Homily given by Rev. Frank Clarkson on October 28, 2018.
There’s a prayer for evening, which like the hymn “Abide with Me,” asks the Holy for presence and help through the night: “so that we who are wearied by the changes and chances of this life may rest in your eternal changelessness.” We could have a theological conversation about whether the Holy changes or not. My hunch is that the Holy is changing too. But especially this day, I take refuge in what we just sang about, “the earth, forever turning” and I take refuge in the fact of this forever tuning, and how it brings times of light and dark, seasons that come and go; and this helps me, amidst all the changes and chances of this life, to remember that even with its struggles, life is good, and life is a gift.
What about you? What keeps you grounded and hopeful these days? For me, one touchstone this fall has been the sound and sight of geese migrating south, seeing their V shapes as they move together on the way to their winter home. And, of course, the warmth of human community: family and friends, you companions here, the knowledge that in times of joy and sorrow, we are in this together.
We live in the midst of so many reminders that life is fragile and fleeting; that we are mortal, formed from the earth, and to the earth we will return. Death forces us to accept this reality. And there are deaths that it will always be hard to accept: deaths that come by violence or tragic accident, deaths that come way too soon, deaths that leave us broken and unresolved. The last thing I want to do today is to romanticize death. But to the extent we deny death or fear death, to the extent we push it away and fail to deal with it, we will live our lives less fully while we’re here. The invitation is to be open to and accepting of this reality.
And when it comes to death, what do we have to fear? Yes, a life ending is a sad thing and difficult thing, and sometimes a tragic thing. And sometimes it’s a blessing. It is certainly sobering to think about one’s own mortality. But death is the price we have to pay for getting to live these lives we have been given on this good earth, with these companions. It seems like a pretty good deal: would anyone among us give up this one life in order to avoid the pain of loss that’s part of it? As a dying man once told me, “Even with all its struggles, life is so sweet.”
And grief is simply the price we pay for loving. It’s the cost of of these connections we share. Who among us would want to withdraw from life and friendship and love, just to avoid the pain that comes with it? The invitation is to wade into life as deep as we can, trusting that we will be held in its embrace.
This is our Universalist faith, that we are part of a great Love that will never let us go. As we sang last Sunday, ours is a simple faith, that life is a short embrace, and heaven is in this place, everyday (song by the band “Mustard’s Retreat.”) There are times and places where we are more acutely aware of this truth; times of death and birth and moments when our hearts and eyes are opened by love or beauty or pain, and we see what we too often forget, that life is beautiful and short and oh so precious.
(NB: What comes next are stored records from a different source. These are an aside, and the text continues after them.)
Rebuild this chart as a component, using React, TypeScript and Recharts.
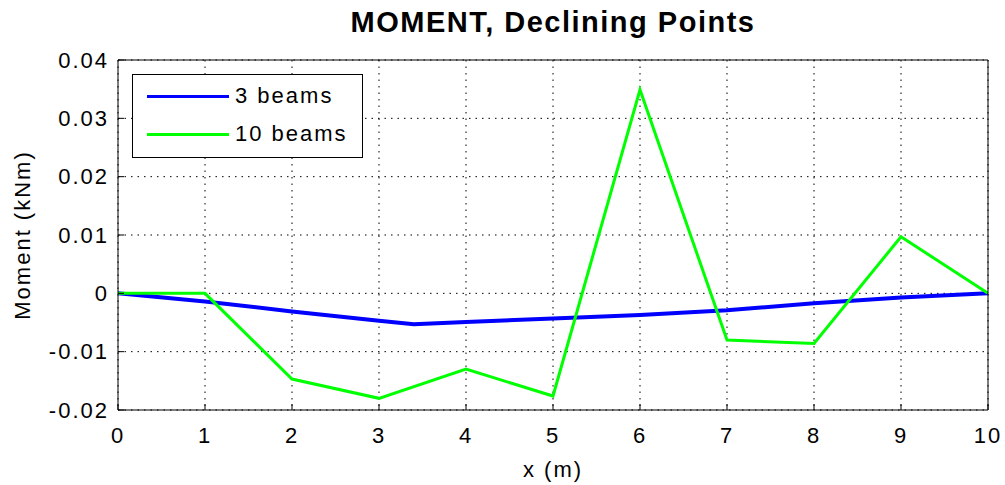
import { LineChart, Line, XAxis, YAxis, CartesianGrid, Label } from 'recharts';

const xTicks = [0, 1, 2, 3, 4, 5, 6, 7, 8, 9, 10];
const yTicks = [-0.02, -0.01, 0, 0.01, 0.02, 0.03, 0.04];

const beams3X = [0, 1, 2, 3, 3.4, 4, 5, 6, 7, 8, 9, 10];
const beams3Y = [0, -0.0014, -0.0031, -0.0047, -0.0053, -0.0049, -0.0043, -0.0037, -0.0029, -0.0017, -0.0007, 0];

const beams10X = [0, 1, 2, 3, 4, 5, 6, 7, 8, 9, 10];
const beams10Y = [0, 0, -0.0147, -0.018, -0.013, -0.0176, 0.0349, -0.008, -0.0086, 0.0097, 0];

const data3 = beams3X.map((x, i) => ({ x, m: beams3Y[i] }));
const data10 = beams10X.map((x, i) => ({ x, m: beams10Y[i] }));

const series = [
  { name: '3 beams', color: '#0000ff', width: 4, data: data3 },
  { name: '10 beams', color: '#00ff00', width: 3, data: data10 },
];

const FONT = 'Arial, "Liberation Sans", sans-serif';
const textStyle = { fontSize: 22, fill: '#000', fontFamily: FONT, letterSpacing: 2 };

const fmt = (v: number) => (v === 0 ? '0' : v.toFixed(2));

function LegendBox() {
  return (
    <div
      style={{
        position: 'absolute',
        left: 132,
        top: 74,
        width: 231,
        height: 84,
        border: '1.5px solid #000',
        background: '#fff',
        fontFamily: FONT,
        fontSize: 22,
        letterSpacing: 2,
        boxSizing: 'border-box',
      }}
    >
      {series.map((s, i) => (
        <div
          key={s.name}
          style={{ position: 'absolute', left: 14, top: 21 + i * 38 - 14, height: 28, display: 'flex', alignItems: 'center' }}
        >
          <div style={{ width: 82, height: 3, background: s.color, marginRight: 6 }} />
          <span>{s.name}</span>
        </div>
      ))}
    </div>
  );
}

export default function App() {
  return (
    <div style={{ position: 'absolute', left: 0, top: 0, width: 1005, height: 485, background: '#fff' }}>
      <LineChart width={1005} height={485} margin={{ top: 59, right: 16, bottom: 0, left: 0 }}>
        <CartesianGrid stroke="#000" strokeDasharray="1.5 5" />
        <XAxis
          dataKey="x"
          type="number"
          domain={[0, 10]}
          ticks={xTicks}
          allowDataOverflow
          height={75}
          tick={textStyle}
          tickSize={-6}
          tickMargin={23}
          stroke="#000"
        >
          <Label value="x (m)" position="insideBottom" offset={8} style={textStyle} />
        </XAxis>
        <XAxis xAxisId="top" orientation="top" type="number" domain={[0, 10]} ticks={xTicks} height={1} tick={false} tickSize={-6} stroke="#000" />
        <YAxis
          type="number"
          domain={[-0.02, 0.04]}
          ticks={yTicks}
          allowDataOverflow
          width={118}
          tick={textStyle}
          tickFormatter={fmt}
          tickSize={-6}
          tickMargin={15}
          stroke="#000"
        >
          <Label value="Moment (kNm)" angle={-90} position="insideLeft" offset={22} style={{ ...textStyle, textAnchor: 'middle' }} />
        </YAxis>
        <YAxis yAxisId="right" orientation="right" type="number" domain={[-0.02, 0.04]} ticks={yTicks} width={1} tick={false} tickSize={-6} stroke="#000" />
        {series.map((s) => (
          <Line
            key={s.name}
            data={s.data}
            dataKey="m"
            name={s.name}
            stroke={s.color}
            strokeWidth={s.width}
            dot={false}
            isAnimationActive={false}
          />
        ))}
      </LineChart>
      <div
        style={{
          position: 'absolute',
          left: 118,
          width: 870,
          top: 8,
          lineHeight: '29px',
          textAlign: 'center',
          fontFamily: FONT,
          fontWeight: 'bold',
          fontSize: 29,
          letterSpacing: 1.5,
        }}
      >
        MOMENT, Declining Points
      </div>
      <LegendBox />
    </div>
  );
}
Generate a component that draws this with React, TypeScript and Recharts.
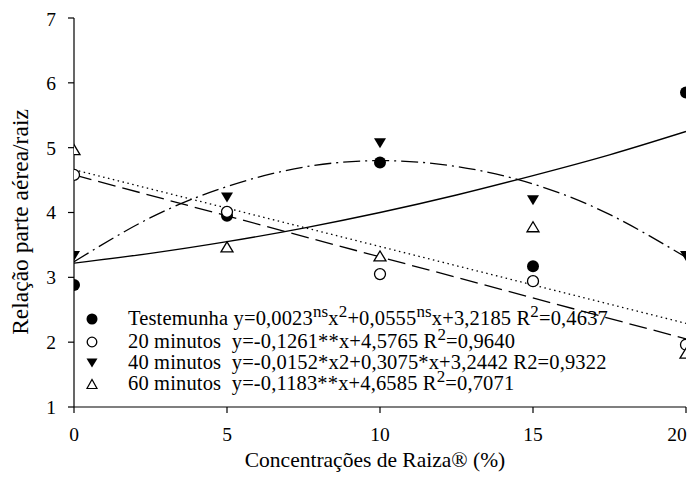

We have come to one of those times, what Celtic Christians call a “thin place,” a time or place where the barrier between the everyday, earthly world, and the spirit world is thinner and more permeable. We are at that time of year when people remember and celebrate the souls they have loved and lost; like us today they make altars to remember and honor those who have died.
I particularly appreciate Celtic Christianity for how it brings together in a beautiful and appealing way the best of earthy and churchy spirituality. It’s a both/and. And that’s what we are trying to do here, to hold a place in a long tradition and to be open to earthy and life-giving ways of inhabiting that tradition.
I find this idea of thin places so helpful. Haven’t we each had moments when something seemed to shift, and you felt a sense of awe and reverence? When you saw and felt that things were different, are different, than you normally assume them to be? Earlier our choir sang, “Come and find me. You won't have to look hard. Come to where the ocean touches the shore…” (Words by Elizabeth Tarbox, music by Jason Shelton.)The edge of the ocean is certainly a thin place.
I am hungry for these liminal experiences, these holy moments, and I expect you are too. And I need the sense of connection, the deep peace that they offer. But you can’t make them happen. You can’t create a thin place, though you can cultivate an open heart, you can practice being more receptive to these holy mysteries. So that when you happen upon one, you won’t miss it.
The invitation, in these days, is to make time and space for the Mystery that’s around us, often unseen but always there. To be open to what is unfolding, in us and around us. To trust that these thin times and thin spaces are portals into a richer and more abundant life. That just beyond the hustle and hurry of our days there is a peace that is available to us. It’s the peace that comes when you see and accept that our time on this earth is short, that we are, with all creatures, part of the dance of life, that though things change and death comes and our lives will end, our earth will keep on, forever turning. And when we die, we’ll return home, to the blue green hills of earth.
Please hear this Celtic blessing as a prayer for you, and for our world:
Deep peace of the running wave to you
Deep peace of the flowing air to you
Deep peace of the quiet earth to you
Deep peace of the shining stars to you
Deep peace of the sons and daughters of peace to you, and to our world.